You are a fresh graduate of the Disaster Management Course. One morning while paying a courtesy call on your friend, the Governor of Region II (Eastern Luzon), you tell him how you have recently attended a DMC at the Regional Training Center. Then the governor said, “I need your help!” He leads you to a map on the wall and says,

“I am concerned about the impending risk of a major hazard in our region. Industrial estates and housing developments springing up everywhere. A typhoon is forecast to be moving towards eastern Luzon. We all know that it is impossible to give a 100% guarantee that there will be a disaster. Think of the present characteristic of Typhoon Goring with a maximum sustained winds of 185 KPH, moving with a speed of 20 KPH and gustiness to 245 KPH.

I want you to examine some of the problems that might arise if we were to have a major disaster considering the impending threat of the typhoon in the region so that we can proceed to the preparations of detailed contingency planning for such event.

Here is a map of the Philippines that show the present track of Typhoon Goring, I want you to do a quick forecast of the typhoon.
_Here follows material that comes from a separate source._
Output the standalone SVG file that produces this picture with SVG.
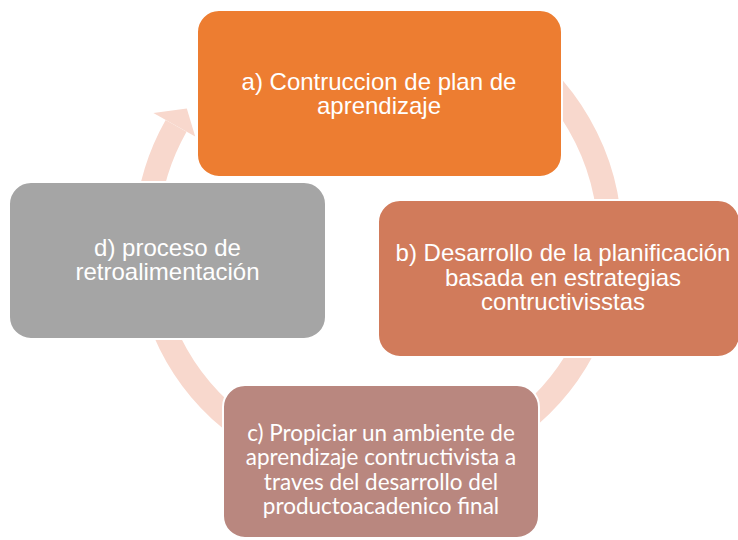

My aim is when to evacuate everybody especially those in the coastal areas at risk before the landfall of the typhoon.


1. When will be the expected landfall of Typhoon Goring?

2. At what time will the forecast are be affected by the destructive winds of Typhoon Goring? (about 10 km from the center)

3. If ever the eye will pass over your locality, how long will be the “lull” (or the time at which they will experience clear skies and calm winds)?

4. What are the potential danger areas?

5. Approximately how many people are at risk?

6. What are the possible evacuation areas?